▸ WHAT YOU SHOULD DO:
Find all the lines with "this" and gather them.

== AVAILABLE DATA ==

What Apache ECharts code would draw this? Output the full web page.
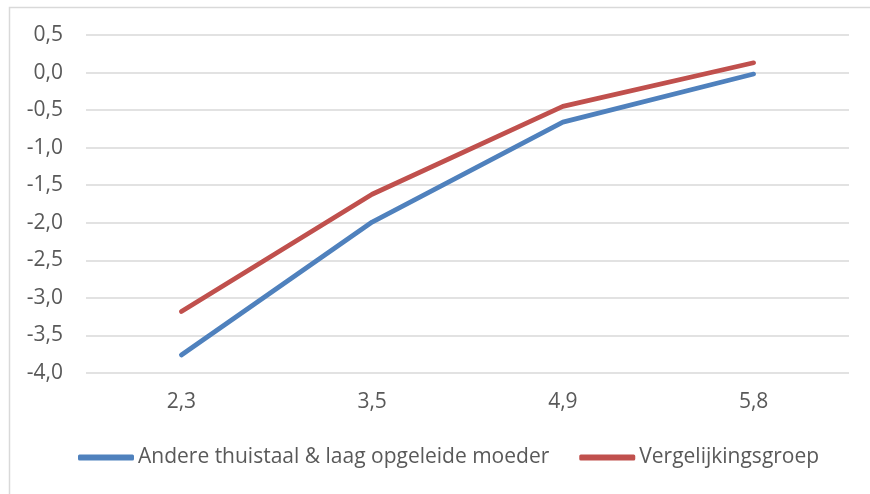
<!DOCTYPE html>
<html>
<head>
<meta charset="utf-8">
<script src="https://cdn.jsdelivr.net/npm/echarts@6/dist/echarts.min.js"></script>
<style>html,body{margin:0;padding:0;background:#fff}#c{width:870px;height:494px}</style>
</head>
<body>
<div id="c"></div>
<script>
const categories = ['2,3', '3,5', '4,9', '5,8'];
const seriesNames = ['Andere thuistaal & laag opgeleide moeder', 'Vergelijkingsgroep'];
const blueValues = [-3.76, -1.99, -0.66, -0.02];
const redValues = [-3.18, -1.62, -0.45, 0.13];

const chart = echarts.init(document.getElementById('c'));
const font = '"Open Sans", sans-serif';
chart.setOption({
  animation: false,
  graphic: [{
    type: 'rect', left: 7, top: 5,
    shape: { width: 880, height: 500 },
    style: { fill: 'none', stroke: '#d9d9d9', lineWidth: 1.5 }
  }],
  grid: { left: 86, right: 21, top: 35, bottom: 121 },
  legend: {
    top: 447, left: 78, padding: 0,
    itemWidth: 56, itemHeight: 6, itemGap: 30,
    icon: 'roundRect',
    textStyle: { fontFamily: font, fontSize: 21, color: '#595959', padding: [0, 0, 0, -1] },
    data: seriesNames
  },
  xAxis: {
    type: 'category', data: categories, boundaryGap: true,
    axisLine: { show: false }, axisTick: { show: false },
    axisLabel: { fontFamily: font, fontSize: 21, color: '#595959', margin: 19 }
  },
  yAxis: {
    type: 'value', min: -4, max: 0.5, interval: 0.5,
    axisLine: { show: false }, axisTick: { show: false },
    axisLabel: { fontFamily: font, fontSize: 21, color: '#595959', margin: 23,
      formatter: v => v.toFixed(1).replace('.', ',') },
    splitLine: { lineStyle: { color: '#d9d9d9', width: 1.5 } }
  },
  series: [
    { name: seriesNames[0], type: 'line', data: blueValues, symbol: 'none',
      lineStyle: { color: '#4F81BD', width: 4.75, cap: 'round', join: 'round' }, itemStyle: { color: '#4F81BD' } },
    { name: seriesNames[1], type: 'line', data: redValues, symbol: 'none',
      lineStyle: { color: '#C0504D', width: 4.75, cap: 'round', join: 'round' }, itemStyle: { color: '#C0504D' } }
  ]
});
</script>
</body>
</html>
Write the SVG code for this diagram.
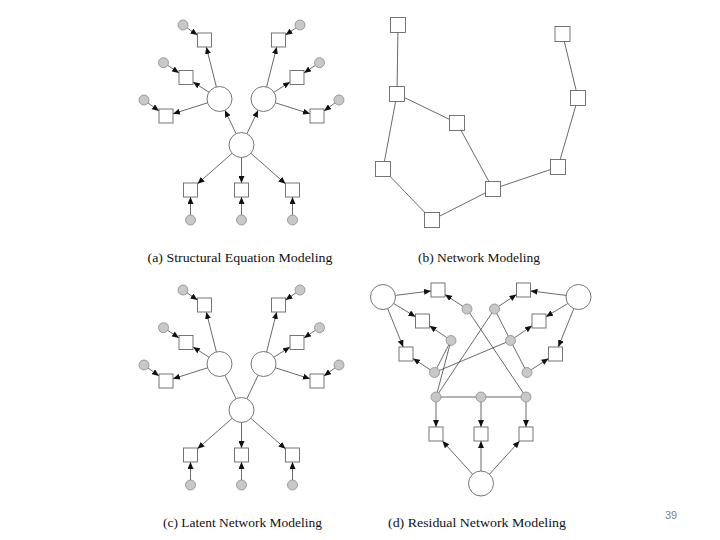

===

▸ EXERCISE OUTPUT:
What Apache ECharts code would draw this? Output the full web page.
Write the SVG code for this diagram.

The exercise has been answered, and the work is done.